Yes he “took” our place indeed. Yet, still, he takes. One by one he takes us. Sometimes in large, horrific groupings. Sometimes silently and solely. But the same Lord that giveth, taketh away. And in this haunting album as I have listened to it, Sufjan Stevens captures that ambivalence, yet still manages to bless His name.
And then, outside the alone time, there are God’s beautiful, kind people. I helped bury the loved ones of several of my church congregation last year, and grieve with their grief. And they have done the same to me, pastoring me in ways that perhaps I didn’t even pastor them. To see how God’s people face you in your grief and love you! But hey, let’s just get on with bagging the church eh?
And some precious evenings sitting with Jill thinking and talking about grief and death and the pain we feel and the journey we are on, and the idea of what it would be to lose each other that way. Or more to the point that we will lose one of us that way some time. And that making us yearn for something more, something beyond even each other that will somehow enrich even that that we have.

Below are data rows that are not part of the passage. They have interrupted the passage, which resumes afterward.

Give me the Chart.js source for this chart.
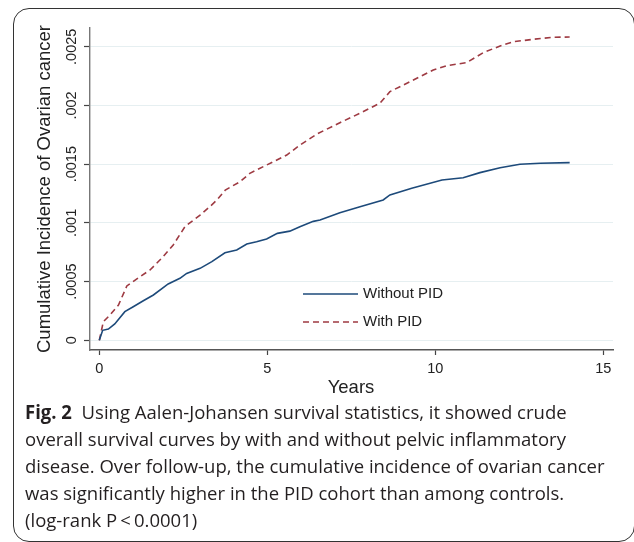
<!DOCTYPE html>
<html>
<head>
<meta charset="utf-8">
<script src="https://cdn.jsdelivr.net/npm/chart.js@4.4.1/dist/chart.umd.min.js"></script>
<style>
  html, body { margin: 0; padding: 0; background: #fff; }
  body { width: 634px; height: 542px; position: relative; overflow: hidden; }
  #frame {
    position: absolute; left: 13px; top: 8px; width: 622px; height: 534px;
    border: 1.5px solid #333; border-radius: 16px; box-sizing: border-box;
  }
  #chart { position: absolute; left: 0; top: 0; }
  #caption {
    position: absolute; left: 25px; top: 399px;
    font-family: "Open Sans", "Noto Sans", sans-serif; font-size: 19px;
    line-height: 27px; color: #231f20;
  }
  #caption div { white-space: nowrap; transform-origin: left center; width: max-content; }
</style>
</head>
<body>
<div id="frame"></div>
<canvas id="chart" width="634" height="400"></canvas>
<div id="caption">
  <div><b>Fig. 2</b>&nbsp; Using Aalen-Johansen survival statistics, it showed crude</div>
  <div>overall survival curves by with and without pelvic inflammatory</div>
  <div>disease. Over follow-up, the cumulative incidence of ovarian cancer</div>
  <div>was significantly higher in the PID cohort than among controls.</div>
  <div>(log-rank P&thinsp;&lt;&thinsp;0.0001)</div>
</div>
<script>
// years of follow-up and cumulative incidence
const yearsWithout = [0, 0.1, 0.27, 0.46, 0.76, 1.01, 1.31, 1.61, 2.05, 2.4, 2.6, 3.0, 3.35, 3.74, 4.09, 4.39, 4.68, 4.98, 5.3, 5.67, 5.97, 6.37, 6.57, 7.16, 7.76, 8.45, 8.65, 9.3, 10.2, 10.83, 11.33, 11.93, 12.52, 13.12, 14.0];
const incWithout = [0, 0.000085, 0.000096, 0.000139, 0.000244, 0.000286, 0.000337, 0.000386, 0.00048, 0.000528, 0.00057, 0.000613, 0.00067, 0.000746, 0.000769, 0.00082, 0.00084, 0.000863, 0.000911, 0.00093, 0.000968, 0.001013, 0.001025, 0.001087, 0.001138, 0.001195, 0.001238, 0.001295, 0.001365, 0.001385, 0.001428, 0.00147, 0.0015, 0.001508, 0.001513];

const yearsWith = [0, 0.12, 0.32, 0.57, 0.82, 1.21, 1.51, 1.9, 2.2, 2.55, 3.0, 3.29, 3.5, 3.75, 4.19, 4.48, 4.98, 5.58, 5.97, 6.5, 7.16, 7.76, 8.35, 8.65, 9.25, 9.94, 10.34, 10.93, 11.43, 11.93, 12.33, 12.92, 13.52, 14.0];
const incWith = [0, 0.000158, 0.000216, 0.0003, 0.000463, 0.000542, 0.000599, 0.000712, 0.000812, 0.000968, 0.001067, 0.001138, 0.001195, 0.00128, 0.001351, 0.001422, 0.001493, 0.001578, 0.001663, 0.00176, 0.001853, 0.001934, 0.002019, 0.002118, 0.002203, 0.002302, 0.002339, 0.002365, 0.00245, 0.002507, 0.002543, 0.002564, 0.002581, 0.002583];

const seriesNames = ['Without PID', 'With PID'];
const xTicks = [0, 5, 10, 15];
const yTicks = [0, 0.0005, 0.001, 0.0015, 0.002, 0.0025];
const yTickLabels = ['0', '.0005', '.001', '.0015', '.002', '.0025'];

const blue = '#1d4a7a';
const red = '#9e3a42';
const axisFont = '"Liberation Sans", Arial, sans-serif';

function toPoints(xs, ys) {
  return xs.map((x, i) => ({ x: x, y: ys[i] }));
}

const extras = {
  id: 'extras',
  afterDraw(chart) {
    const c = chart.ctx;
    const ys = chart.scales.y;
    const area = chart.chartArea;
    c.save();
    c.fillStyle = '#222';
    // rotated y tick labels
    c.font = '14.5px ' + axisFont;
    c.textAlign = 'center';
    c.textBaseline = 'middle';
    yTicks.forEach((v, i) => {
      c.save();
      c.translate(72, ys.getPixelForValue(v));
      c.rotate(-Math.PI / 2);
      c.fillText(yTickLabels[i], 0, 0);
      c.restore();
    });
    // axis titles
    c.font = '18.5px ' + axisFont;
    c.save();
    c.translate(45, (area.top + area.bottom) / 2);
    c.rotate(-Math.PI / 2);
    c.fillText('Cumulative Incidence of Ovarian cancer', 0, 0);
    c.restore();
    c.fillText('Years', 351, 388);
    // legend inside the plot
    c.font = '15px ' + axisFont;
    c.textAlign = 'left';
    chart.data.datasets.forEach((ds, i) => {
      const y = 294 + i * 28;
      c.strokeStyle = ds.borderColor;
      c.lineWidth = ds.borderWidth;
      c.setLineDash(ds.borderDash || []);
      c.beginPath();
      c.moveTo(303, y);
      c.lineTo(358, y);
      c.stroke();
      c.fillText(ds.label, 363, y);
    });
    c.restore();
  }
};

new Chart(document.getElementById('chart'), {
  type: 'line',
  data: {
    datasets: [{
      label: seriesNames[0],
      data: toPoints(yearsWithout, incWithout),
      borderColor: blue,
      borderWidth: 1.6,
      pointRadius: 0,
      tension: 0
    }, {
      label: seriesNames[1],
      data: toPoints(yearsWith, incWith),
      borderColor: red,
      borderWidth: 1.6,
      borderDash: [6, 4],
      pointRadius: 0,
      tension: 0
    }]
  },
  options: {
    responsive: false,
    animation: false,
    layout: { padding: { left: 0, right: 21, top: 28, bottom: 0 } },
    plugins: { legend: { display: false }, tooltip: { enabled: false } },
    scales: {
      x: {
        type: 'linear',
        min: -0.277,
        max: 15.29,
        afterFit: s => { s.height = 50; },
        afterBuildTicks: s => { s.ticks = xTicks.map(v => ({ value: v })); },
        grid: { drawOnChartArea: false, tickLength: 5, tickColor: '#444', tickWidth: 1.2 },
        border: { color: '#555', width: 1.4 },
        ticks: { padding: 5, color: '#222', font: { family: axisFont, size: 14.5 } }
      },
      y: {
        type: 'linear',
        min: -0.0000826,
        max: 0.00266,
        afterFit: s => { s.width = 90; },
        afterBuildTicks: s => { s.ticks = yTicks.map(v => ({ value: v })); },
        grid: { color: '#e6eff1', lineWidth: 1, tickLength: 6, tickColor: '#444', tickWidth: 1.2 },
        border: { color: '#777', width: 1.4 },
        ticks: { display: false }
      }
    }
  },
  plugins: [extras]
});

// the caption face is condensed; squeeze lines evenly to its measured widths
const lineEnds = [569, 566, 600, 566];
const rows = document.querySelectorAll('#caption div');
let k = 0;
lineEnds.forEach((e, i) => { k += (e - 25) / rows[i].getBoundingClientRect().width; });
k /= lineEnds.length;
rows.forEach(r => { r.style.transform = 'scaleX(' + k.toFixed(4) + ')'; });
</script>
</body>
</html>
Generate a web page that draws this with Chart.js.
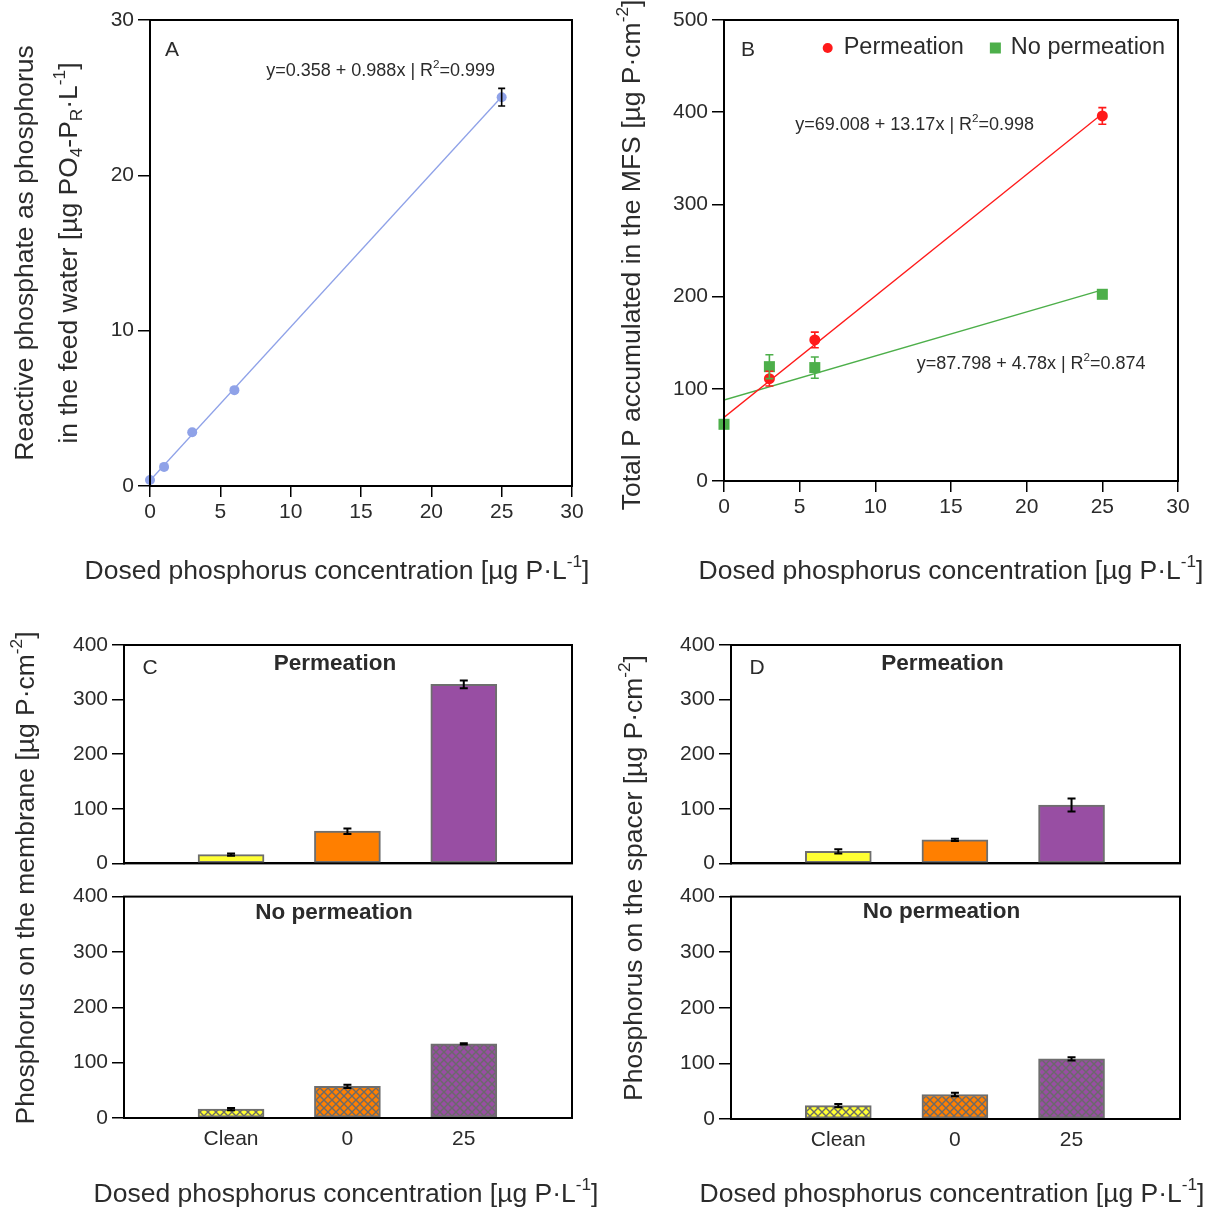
<!DOCTYPE html>
<html><head><meta charset="utf-8">
<script src="https://cdn.jsdelivr.net/npm/chart.js@4.4.1/dist/chart.umd.min.js"></script>
<style>
html,body{margin:0;padding:0;background:#fff;}
#wrap{position:relative;width:1213px;height:1211px;overflow:hidden;background:#fff}
canvas{position:absolute;}
</style></head><body><div id="wrap">
<canvas id="cA" width="606" height="600" style="left:0;top:0"></canvas>
<canvas id="cB" width="607" height="600" style="left:606px;top:0"></canvas>
<canvas id="cC1" width="606" height="260" style="left:0;top:620px"></canvas>
<canvas id="cC2" width="606" height="331" style="left:0;top:880px"></canvas>
<canvas id="cD1" width="607" height="260" style="left:606px;top:620px"></canvas>
<canvas id="cD2" width="607" height="331" style="left:606px;top:880px"></canvas>
<canvas id="ov" width="1213" height="1211" style="left:0;top:0;pointer-events:none"></canvas>
</div>
<script>
// ---------------- DATA ----------------
const dosedA = [0, 1, 3, 6, 25];
const reactiveA = [0.39, 1.23, 3.46, 6.17, 25.03];
const reactiveAErr = [0, 0, 0, 0, 0.57];
const fitRangeA = [0, 25];
const fitA = [0.358, 25.058];

const dosedPerm = [3, 6, 25];
const totalPerm = [111, 153, 396];
const totalPermErr = [8, 8.5, 9];
const dosedNoPerm = [0, 3, 6, 25];
const totalNoPerm = [61.5, 124, 123, 202.5];
const totalNoPermErr = [0, 13, 11.5, 0];
const fitRangeB = [0, 25];
const fitPerm = [69.0, 398.3];
const fitNoPerm = [87.8, 207.3];

const barCategories = ['Clean', '0', '25'];
const membranePerm = [16, 59, 328];
const membranePermErr = [2, 5, 7];
const membraneNoPerm = [16, 57, 134];
const membraneNoPermErr = [2, 3, 1];
const spacerPerm = [22, 43, 107];
const spacerPermErr = [4, 2, 12];
const spacerNoPerm = [24, 44, 108];
const spacerNoPermErr = [3, 3, 3];

const ticksA_x = [0, 5, 10, 15, 20, 25, 30];
const ticksA_y = [0, 10, 20, 30];
const ticksB_y = [0, 100, 200, 300, 400, 500];
const ticksBar_y = [0, 100, 200, 300, 400];

// ---------------- STYLE ----------------
const FONT = "'Liberation Sans', Arial, Helvetica, sans-serif";
const TXT = '#2b2b2b';
const TICK_SIZE = 21;
const TITLE_SIZE = 26.5;
const BAR_COLORS = ['#ffff33', '#ff7f00', '#984ea3'];
const BAR_BORDER = '#6e6e6e';
const BLUE = '#8fa2e8';
const RED = '#ff1a1a';
const GREEN = '#4daf4a';

Chart.defaults.font.family = FONT;
Chart.defaults.color = TXT;
Chart.defaults.animation = false;

function drawRich(ctx, segs, x, y, size, bold, align, rotate, color) {
  ctx.save();
  ctx.translate(x, y);
  if (rotate) ctx.rotate(-Math.PI / 2);
  const f = s => (bold ? 'bold ' : '') + s + 'px ' + FONT;
  let w = 0;
  const ws = segs.map(([t, k]) => { ctx.font = f(k ? size * 0.65 : size); const m = ctx.measureText(t).width; w += m; return m; });
  let cx = align === 'left' ? 0 : align === 'right' ? -w : -w / 2;
  ctx.fillStyle = color || TXT;
  ctx.textBaseline = 'middle';
  ctx.textAlign = 'left';
  segs.forEach(([t, k], i) => {
    ctx.font = f(k ? size * 0.65 : size);
    const dy = k === 'sup' ? -size * 0.36 : k === 'sub' ? size * 0.26 : 0;
    ctx.fillText(t, cx, dy);
    cx += ws[i];
  });
  ctx.restore();
  return w;
}

function hatch(color) {
  const n = 8;
  const c = document.createElement('canvas'); c.width = n; c.height = n;
  const g = c.getContext('2d');
  g.fillStyle = color; g.fillRect(0, 0, n, n);
  g.strokeStyle = '#6a6a6a'; g.lineWidth = 1.4;
  g.beginPath();
  g.moveTo(-1, -1); g.lineTo(n + 1, n + 1);
  g.moveTo(n + 1, -1); g.lineTo(-1, n + 1);
  g.stroke();
  return g.createPattern(c, 'repeat');
}

// ---------------- PLUGINS ----------------
const errorBars = {
  id: 'errorBars',
  afterDatasetsDraw(chart) {
    const ctx = chart.ctx;
    chart.data.datasets.forEach((ds, di) => {
      if (!ds.errors) return;
      const meta = chart.getDatasetMeta(di);
      const ys = chart.scales[meta.yAxisID];
      meta.data.forEach((el, i) => {
        const e = ds.errors[i]; if (!e) return;
        const v = ds.data[i]; const val = typeof v === 'object' ? v.y : v;
        const x = el.x;
        const y1 = ys.getPixelForValue(val + e), y2 = ys.getPixelForValue(val - e);
        const cw = ds.capWidth || 4;
        ctx.save();
        ctx.strokeStyle = ds.errorColor || '#000';
        ctx.lineWidth = ds.errorWidth || 1.6;
        ctx.beginPath();
        ctx.moveTo(x, y1); ctx.lineTo(x, y2);
        ctx.moveTo(x - cw, y1); ctx.lineTo(x + cw, y1);
        ctx.moveTo(x - cw, y2); ctx.lineTo(x + cw, y2);
        ctx.stroke();
        ctx.restore();
      });
    });
  }
};

const frame = {
  id: 'frame',
  afterDraw(chart) {
    const a = chart.chartArea, ctx = chart.ctx;
    ctx.save();
    ctx.strokeStyle = '#000'; ctx.lineWidth = 2;
    ctx.strokeRect(a.left, a.top, a.right - a.left, a.bottom - a.top);
    ctx.restore();
  }
};

const panelText = {
  id: 'panelText',
  afterDraw(chart, args, opts) {
    const items = (opts && opts.items) || [];
    const ctx = chart.ctx, a = chart.chartArea;
    items.forEach(it => {
      let x, y;
      if (it.data) { x = chart.scales.x.getPixelForValue(it.x); y = chart.scales.y.getPixelForValue(it.y); }
      else if (it.center) { x = (a.left + a.right) / 2 + it.x; y = a.top + it.y; }
      else { x = a.left + it.x; y = a.top + it.y; }
      drawRich(ctx, it.segs, x, y, it.size, it.bold, it.align || 'center', false, it.color);
    });
  }
};

const legendInside = {
  id: 'legendInside',
  afterDraw(chart, args, opts) {
    if (!opts || !opts.display) return;
    const ctx = chart.ctx, a = chart.chartArea;
    const items = chart.data.datasets.filter(d => d.legendLabel);
    ctx.save();
    ctx.font = opts.size + 'px ' + FONT;
    const mark = 21, gap = 26;
    let total = 0;
    items.forEach((d, i) => { total += mark + ctx.measureText(d.legendLabel).width + (i ? gap : 0); });
    let x = a.right - opts.right - total;
    const y = a.top + opts.top;
    items.forEach((d, i) => {
      if (i) x += gap;
      ctx.fillStyle = d.backgroundColor;
      if (d.pointStyle === 'rect') { ctx.fillRect(x, y - 5.5, 11, 11); }
      else { ctx.beginPath(); ctx.arc(x + 5, y, 5, 0, Math.PI * 2); ctx.fill(); }
      x += mark;
      ctx.fillStyle = TXT; ctx.textBaseline = 'middle'; ctx.textAlign = 'left';
      ctx.fillText(d.legendLabel, x, y);
      x += ctx.measureText(d.legendLabel).width;
    });
    ctx.restore();
  }
};

Chart.register(errorBars, frame, panelText, legendInside);

// ---------------- HELPERS ----------------
function axisY(min, max, ticks, width) {
  return {
    type: 'linear', min, max,
    afterBuildTicks: s => { s.ticks = ticks.map(v => ({ value: v })); },
    afterFit: s => { s.width = width; },
    grid: { display: true, drawOnChartArea: false, drawTicks: true, tickLength: 12, color: '#000', lineWidth: 1.5 },
    border: { display: true, color: '#000', width: 2 },
    ticks: { font: { size: TICK_SIZE }, color: TXT, padding: 4 }
  };
}
function axisXLinear(min, max, ticks, height) {
  return {
    type: 'linear', min, max,
    afterBuildTicks: s => { s.ticks = ticks.map(v => ({ value: v })); },
    afterFit: s => { s.height = height; },
    grid: { display: true, drawOnChartArea: false, drawTicks: true, tickLength: 11, color: '#000', lineWidth: 1.5 },
    border: { display: true, color: '#000', width: 2 },
    ticks: { font: { size: TICK_SIZE }, color: TXT, padding: 3, maxRotation: 0 }
  };
}
function axisXCat(height, showLabels) {
  return {
    type: 'linear', min: 0.08, max: 3.93, offset: false,
    afterBuildTicks: s => { s.ticks = barCategories.map((c, i) => ({ value: i + 1 })); },
    afterFit: s => { s.height = height; },
    grid: { display: false },
    border: { display: true, color: '#000', width: 2 },
    ticks: { display: showLabels, font: { size: TICK_SIZE }, color: TXT, padding: 1,
      callback: v => barCategories[Math.round(v) - 1] }
  };
}
const xy = (xs, ys) => xs.map((x, i) => ({ x, y: ys[i] }));

// ---------------- PANEL A ----------------
new Chart(document.getElementById('cA'), {
  type: 'scatter',
  data: { datasets: [
    { data: xy(dosedA, reactiveA), errors: reactiveAErr, backgroundColor: BLUE, borderColor: BLUE,
      pointRadius: 5, pointBorderWidth: 0, order: 1, clip: false, capWidth: 3.5 },
    { data: xy(fitRangeA, fitA), showLine: true, borderColor: BLUE, borderWidth: 1.3, pointRadius: 0, order: 2 }
  ]},
  options: {
    responsive: false, layout: { padding: { top: 20, right: 34, left: 0, bottom: 0 } },
    scales: { x: axisXLinear(0, 30, ticksA_x, 114), y: axisY(0, 30, ticksA_y, 150) },
    plugins: { legend: { display: false }, tooltip: { enabled: false },
      panelText: { items: [
        { segs: [['A']], x: 22, y: 30, size: 21 },
        { segs: [['y=0.358 + 0.988x | R'], ['2', 'sup'], ['=0.999']], data: true, x: 16.4, y: 26.7, size: 18 }
      ] } }
  }
});

// ---------------- PANEL B ----------------
new Chart(document.getElementById('cB'), {
  type: 'scatter',
  data: { datasets: [
    { data: xy(dosedPerm, totalPerm), errors: totalPermErr, errorColor: RED, legendLabel: 'Permeation',
      backgroundColor: RED, borderColor: RED, pointStyle: 'circle', pointRadius: 5.5, pointBorderWidth: 0, order: 1, clip: false },
    { data: xy(dosedNoPerm, totalNoPerm), errors: totalNoPermErr, errorColor: GREEN, legendLabel: 'No permeation',
      backgroundColor: GREEN, borderColor: GREEN, pointStyle: 'rect', pointRadius: 7.8, pointBorderWidth: 0, order: 1, clip: false },
    { data: xy(fitRangeB, fitPerm), showLine: true, borderColor: RED, borderWidth: 1.3, pointRadius: 0, order: 2 },
    { data: xy(fitRangeB, fitNoPerm), showLine: true, borderColor: GREEN, borderWidth: 1.5, pointRadius: 0, order: 2 }
  ]},
  options: {
    responsive: false, layout: { padding: { top: 20, right: 35, left: 0, bottom: 0 } },
    scales: { x: axisXLinear(0, 30, ticksA_x, 119), y: axisY(0, 500, ticksB_y, 118) },
    plugins: { legend: { display: false }, tooltip: { enabled: false },
      legendInside: { display: true, size: 23.5, right: 13, top: 28 },
      panelText: { items: [
        { segs: [['B']], x: 24, y: 30, size: 21 },
        { segs: [['y=69.008 + 13.17x | R'], ['2', 'sup'], ['=0.998']], data: true, x: 12.6, y: 386, size: 18 },
        { segs: [['y=87.798 + 4.78x | R'], ['2', 'sup'], ['=0.874']], data: true, x: 20.3, y: 127, size: 18 }
      ] } }
  }
});

// ---------------- BAR PANELS ----------------
function barChart(id, values, errs, hatched, padTop, padRight, yW, xH, showX, texts) {
  const bg = hatched ? BAR_COLORS.map(hatch) : BAR_COLORS;
  return new Chart(document.getElementById(id), {
    type: 'bar',
    data: { datasets: [{
      data: values.map((v, i) => ({ x: i + 1, y: v })), errors: errs, capWidth: 4, errorWidth: 2,
      backgroundColor: bg, borderColor: BAR_BORDER, borderWidth: 2, borderSkipped: false, barThickness: 66
    }]},
    options: {
      responsive: false, layout: { padding: { top: padTop, right: padRight, left: 0, bottom: 0 } },
      scales: { x: axisXCat(xH, showX), y: axisY(0, 400, ticksBar_y, yW) },
      plugins: { legend: { display: false }, tooltip: { enabled: false }, panelText: { items: texts } }
    }
  });
}
barChart('cC1', membranePerm, membranePermErr, false, 25, 34, 124, 13, false, [
  { segs: [['C']], x: 26, y: 23, size: 21 },
  { segs: [['Permeation']], center: true, x: -13, y: 19, size: 22.5, bold: true }
]);
barChart('cC2', membraneNoPerm, membraneNoPermErr, true, 15, 34, 124, 93, true, [
  { segs: [['No permeation']], center: true, x: -14, y: 16, size: 22.5, bold: true }
]);
barChart('cD1', spacerPerm, spacerPermErr, false, 25, 33, 125, 13, false, [
  { segs: [['D']], x: 26, y: 23, size: 21 },
  { segs: [['Permeation']], center: true, x: -13, y: 19, size: 22.5, bold: true }
]);
barChart('cD2', spacerNoPerm, spacerNoPermErr, true, 16, 33, 125, 92, true, [
  { segs: [['No permeation']], center: true, x: -14, y: 15, size: 22.5, bold: true }
]);

// ---------------- AXIS TITLES (overlay) ----------------
const ov = document.getElementById('ov').getContext('2d');
const xTitle = [['Dosed phosphorus concentration [\u00b5g P\u00b7L'], ['-1', 'sup'], [']']];
drawRich(ov, xTitle, 337, 572, TITLE_SIZE, false, 'center', false);
drawRich(ov, xTitle, 951, 572, TITLE_SIZE, false, 'center', false);
drawRich(ov, xTitle, 346, 1195, TITLE_SIZE, false, 'center', false);
drawRich(ov, xTitle, 952, 1195, TITLE_SIZE, false, 'center', false);
drawRich(ov, [['Reactive phosphate as phosphorus']], 26, 253, TITLE_SIZE, false, 'center', true);
drawRich(ov, [['in the feed water [\u00b5g PO'], ['4', 'sub'], ['-P'], ['R', 'sub'], ['\u00b7L'], ['-1', 'sup'], [']']], 70, 253, TITLE_SIZE, false, 'center', true);
drawRich(ov, [['Total P accumulated in the MFS [\u00b5g P\u00b7cm'], ['-2', 'sup'], [']']], 633, 255, TITLE_SIZE, false, 'center', true);
drawRich(ov, [['Phosphorus on the membrane [\u00b5g P\u00b7cm'], ['-2', 'sup'], [']']], 27, 878, TITLE_SIZE, false, 'center', true);
drawRich(ov, [['Phosphorus on the spacer [\u00b5g P\u00b7cm'], ['-2', 'sup'], [']']], 635, 878, TITLE_SIZE, false, 'center', true);
</script></body></html>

And preaching. Preaching as a dying man to dying men and women takes on new meaning. New urgency. Something mysterious in how this God and Bible and salvation thing just works. I indeed scorn the scornful rationalists who insist the Gospel renders us otherworldly and ethereal. It does exactly the opposite. I hear it said so often that Christians have their heads in the clouds, but the only realist funerals I have been to are Christian ones. All of the others seem in deep denial about what has just happened.
Steamroller Grief hasn’t done with me. The build up has been slow, so I expect it to recede slowly. But Sufjan’s reflective words ring in my ears as I write:
Shall we look at the moon, my little loon/Why do you cry?/Make the most of your life, while it is rife/While it is light
Before he finishes with the seventh-repeated refrain
We’re all gonna die
And that’s right and true and sobering and honest. So make the most of your rife life. While it is light.
And then when it is dark, we wait, steamrollered by grief, but in hope of a new dawn.